• [DIRECTIONS]
Return every line below as is, leaving out the pictures.
··· DATA ···
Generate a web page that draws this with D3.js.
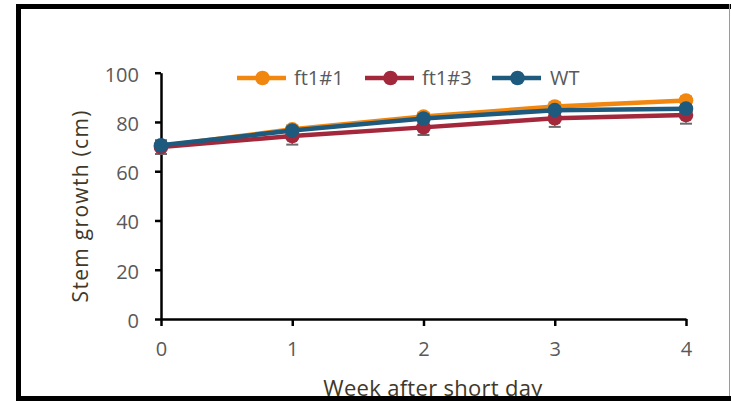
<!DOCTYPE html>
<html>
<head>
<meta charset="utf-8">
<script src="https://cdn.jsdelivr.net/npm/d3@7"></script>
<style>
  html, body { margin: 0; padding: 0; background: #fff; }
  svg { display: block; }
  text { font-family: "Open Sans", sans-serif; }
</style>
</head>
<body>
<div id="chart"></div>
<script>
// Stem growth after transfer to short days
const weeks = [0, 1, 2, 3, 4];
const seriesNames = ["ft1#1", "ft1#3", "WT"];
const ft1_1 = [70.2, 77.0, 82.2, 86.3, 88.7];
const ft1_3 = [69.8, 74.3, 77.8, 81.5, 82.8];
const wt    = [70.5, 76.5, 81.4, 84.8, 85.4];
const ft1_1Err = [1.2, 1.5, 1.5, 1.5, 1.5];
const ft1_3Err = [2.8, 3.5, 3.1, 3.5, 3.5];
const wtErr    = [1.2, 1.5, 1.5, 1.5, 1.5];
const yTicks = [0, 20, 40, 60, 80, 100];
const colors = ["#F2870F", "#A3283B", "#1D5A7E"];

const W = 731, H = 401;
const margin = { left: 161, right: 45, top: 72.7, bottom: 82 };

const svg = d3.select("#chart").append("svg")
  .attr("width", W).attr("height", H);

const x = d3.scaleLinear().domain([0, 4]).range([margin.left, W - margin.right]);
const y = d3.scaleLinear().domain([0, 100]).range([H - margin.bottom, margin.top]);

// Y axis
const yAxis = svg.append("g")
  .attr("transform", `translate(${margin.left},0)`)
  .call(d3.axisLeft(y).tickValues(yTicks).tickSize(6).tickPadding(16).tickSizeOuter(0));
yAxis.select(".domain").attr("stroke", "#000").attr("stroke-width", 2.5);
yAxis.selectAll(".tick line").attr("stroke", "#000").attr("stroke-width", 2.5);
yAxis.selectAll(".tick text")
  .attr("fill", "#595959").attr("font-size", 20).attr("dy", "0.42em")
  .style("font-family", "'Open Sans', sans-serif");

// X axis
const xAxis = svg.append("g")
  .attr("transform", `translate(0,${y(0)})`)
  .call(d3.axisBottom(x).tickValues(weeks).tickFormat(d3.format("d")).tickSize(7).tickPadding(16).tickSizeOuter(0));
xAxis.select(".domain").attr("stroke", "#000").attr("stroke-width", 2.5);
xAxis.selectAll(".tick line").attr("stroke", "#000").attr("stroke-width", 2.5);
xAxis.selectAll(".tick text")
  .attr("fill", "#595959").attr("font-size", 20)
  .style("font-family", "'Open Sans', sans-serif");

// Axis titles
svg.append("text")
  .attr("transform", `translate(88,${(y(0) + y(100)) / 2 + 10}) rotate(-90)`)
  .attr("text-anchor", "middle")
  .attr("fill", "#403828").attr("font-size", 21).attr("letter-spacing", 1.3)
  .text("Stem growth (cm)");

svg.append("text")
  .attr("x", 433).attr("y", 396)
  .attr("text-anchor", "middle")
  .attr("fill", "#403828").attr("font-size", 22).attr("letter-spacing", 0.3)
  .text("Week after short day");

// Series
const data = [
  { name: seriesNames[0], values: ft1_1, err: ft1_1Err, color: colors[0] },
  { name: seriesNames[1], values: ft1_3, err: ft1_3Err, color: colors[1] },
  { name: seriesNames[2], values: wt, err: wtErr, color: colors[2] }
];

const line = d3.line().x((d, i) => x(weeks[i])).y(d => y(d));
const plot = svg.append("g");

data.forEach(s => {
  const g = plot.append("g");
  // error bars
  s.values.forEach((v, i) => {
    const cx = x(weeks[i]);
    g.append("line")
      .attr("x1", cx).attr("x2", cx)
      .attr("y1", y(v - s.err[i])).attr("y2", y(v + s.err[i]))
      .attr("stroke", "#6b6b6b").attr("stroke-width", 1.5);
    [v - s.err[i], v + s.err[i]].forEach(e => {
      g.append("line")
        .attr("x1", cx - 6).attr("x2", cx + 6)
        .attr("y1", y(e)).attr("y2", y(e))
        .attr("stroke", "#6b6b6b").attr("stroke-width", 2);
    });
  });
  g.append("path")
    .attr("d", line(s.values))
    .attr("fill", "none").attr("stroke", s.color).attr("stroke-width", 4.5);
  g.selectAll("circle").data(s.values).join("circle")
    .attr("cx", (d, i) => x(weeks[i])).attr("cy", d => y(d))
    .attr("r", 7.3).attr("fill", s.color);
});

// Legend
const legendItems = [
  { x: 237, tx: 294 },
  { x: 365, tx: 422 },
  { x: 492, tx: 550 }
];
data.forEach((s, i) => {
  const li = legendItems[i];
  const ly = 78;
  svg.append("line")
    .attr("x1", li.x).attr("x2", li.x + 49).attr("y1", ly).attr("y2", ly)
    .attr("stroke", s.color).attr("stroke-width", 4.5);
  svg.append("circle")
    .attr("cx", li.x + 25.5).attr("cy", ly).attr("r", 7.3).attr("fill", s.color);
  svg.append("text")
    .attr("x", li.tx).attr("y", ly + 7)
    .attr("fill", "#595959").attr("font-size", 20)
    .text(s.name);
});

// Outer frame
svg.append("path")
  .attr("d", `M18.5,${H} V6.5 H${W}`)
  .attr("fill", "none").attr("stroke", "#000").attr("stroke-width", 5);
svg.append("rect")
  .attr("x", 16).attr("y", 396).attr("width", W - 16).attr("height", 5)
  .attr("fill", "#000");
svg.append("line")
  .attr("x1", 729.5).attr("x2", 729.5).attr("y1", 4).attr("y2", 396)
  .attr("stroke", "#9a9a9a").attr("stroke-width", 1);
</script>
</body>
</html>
···
• [FULL RESPONSE]
Generate a web page that draws this with D3.js.
<!DOCTYPE html>
<html>
<head>
<meta charset="utf-8">
<script src="https://cdn.jsdelivr.net/npm/d3@7"></script>
<style>
  html, body { margin: 0; padding: 0; background: #fff; }
  svg { display: block; }
  text { font-family: "Open Sans", sans-serif; }
</style>
</head>
<body>
<div id="chart"></div>
<script>
// Stem growth after transfer to short days
const weeks = [0, 1, 2, 3, 4];
const seriesNames = ["ft1#1", "ft1#3", "WT"];
const ft1_1 = [70.2, 77.0, 82.2, 86.3, 88.7];
const ft1_3 = [69.8, 74.3, 77.8, 81.5, 82.8];
const wt    = [70.5, 76.5, 81.4, 84.8, 85.4];
const ft1_1Err = [1.2, 1.5, 1.5, 1.5, 1.5];
const ft1_3Err = [2.8, 3.5, 3.1, 3.5, 3.5];
const wtErr    = [1.2, 1.5, 1.5, 1.5, 1.5];
const yTicks = [0, 20, 40, 60, 80, 100];
const colors = ["#F2870F", "#A3283B", "#1D5A7E"];

const W = 731, H = 401;
const margin = { left: 161, right: 45, top: 72.7, bottom: 82 };

const svg = d3.select("#chart").append("svg")
  .attr("width", W).attr("height", H);

const x = d3.scaleLinear().domain([0, 4]).range([margin.left, W - margin.right]);
const y = d3.scaleLinear().domain([0, 100]).range([H - margin.bottom, margin.top]);

// Y axis
const yAxis = svg.append("g")
  .attr("transform", `translate(${margin.left},0)`)
  .call(d3.axisLeft(y).tickValues(yTicks).tickSize(6).tickPadding(16).tickSizeOuter(0));
yAxis.select(".domain").attr("stroke", "#000").attr("stroke-width", 2.5);
yAxis.selectAll(".tick line").attr("stroke", "#000").attr("stroke-width", 2.5);
yAxis.selectAll(".tick text")
  .attr("fill", "#595959").attr("font-size", 20).attr("dy", "0.42em")
  .style("font-family", "'Open Sans', sans-serif");

// X axis
const xAxis = svg.append("g")
  .attr("transform", `translate(0,${y(0)})`)
  .call(d3.axisBottom(x).tickValues(weeks).tickFormat(d3.format("d")).tickSize(7).tickPadding(16).tickSizeOuter(0));
xAxis.select(".domain").attr("stroke", "#000").attr("stroke-width", 2.5);
xAxis.selectAll(".tick line").attr("stroke", "#000").attr("stroke-width", 2.5);
xAxis.selectAll(".tick text")
  .attr("fill", "#595959").attr("font-size", 20)
  .style("font-family", "'Open Sans', sans-serif");

// Axis titles
svg.append("text")
  .attr("transform", `translate(88,${(y(0) + y(100)) / 2 + 10}) rotate(-90)`)
  .attr("text-anchor", "middle")
  .attr("fill", "#403828").attr("font-size", 21).attr("letter-spacing", 1.3)
  .text("Stem growth (cm)");

svg.append("text")
  .attr("x", 433).attr("y", 396)
  .attr("text-anchor", "middle")
  .attr("fill", "#403828").attr("font-size", 22).attr("letter-spacing", 0.3)
  .text("Week after short day");

// Series
const data = [
  { name: seriesNames[0], values: ft1_1, err: ft1_1Err, color: colors[0] },
  { name: seriesNames[1], values: ft1_3, err: ft1_3Err, color: colors[1] },
  { name: seriesNames[2], values: wt, err: wtErr, color: colors[2] }
];

const line = d3.line().x((d, i) => x(weeks[i])).y(d => y(d));
const plot = svg.append("g");

data.forEach(s => {
  const g = plot.append("g");
  // error bars
  s.values.forEach((v, i) => {
    const cx = x(weeks[i]);
    g.append("line")
      .attr("x1", cx).attr("x2", cx)
      .attr("y1", y(v - s.err[i])).attr("y2", y(v + s.err[i]))
      .attr("stroke", "#6b6b6b").attr("stroke-width", 1.5);
    [v - s.err[i], v + s.err[i]].forEach(e => {
      g.append("line")
        .attr("x1", cx - 6).attr("x2", cx + 6)
        .attr("y1", y(e)).attr("y2", y(e))
        .attr("stroke", "#6b6b6b").attr("stroke-width", 2);
    });
  });
  g.append("path")
    .attr("d", line(s.values))
    .attr("fill", "none").attr("stroke", s.color).attr("stroke-width", 4.5);
  g.selectAll("circle").data(s.values).join("circle")
    .attr("cx", (d, i) => x(weeks[i])).attr("cy", d => y(d))
    .attr("r", 7.3).attr("fill", s.color);
});

// Legend
const legendItems = [
  { x: 237, tx: 294 },
  { x: 365, tx: 422 },
  { x: 492, tx: 550 }
];
data.forEach((s, i) => {
  const li = legendItems[i];
  const ly = 78;
  svg.append("line")
    .attr("x1", li.x).attr("x2", li.x + 49).attr("y1", ly).attr("y2", ly)
    .attr("stroke", s.color).attr("stroke-width", 4.5);
  svg.append("circle")
    .attr("cx", li.x + 25.5).attr("cy", ly).attr("r", 7.3).attr("fill", s.color);
  svg.append("text")
    .attr("x", li.tx).attr("y", ly + 7)
    .attr("fill", "#595959").attr("font-size", 20)
    .text(s.name);
});

// Outer frame
svg.append("path")
  .attr("d", `M18.5,${H} V6.5 H${W}`)
  .attr("fill", "none").attr("stroke", "#000").attr("stroke-width", 5);
svg.append("rect")
  .attr("x", 16).attr("y", 396).attr("width", W - 16).attr("height", 5)
  .attr("fill", "#000");
svg.append("line")
  .attr("x1", 729.5).attr("x2", 729.5).attr("y1", 4).attr("y2", 396)
  .attr("stroke", "#9a9a9a").attr("stroke-width", 1);
</script>
</body>
</html>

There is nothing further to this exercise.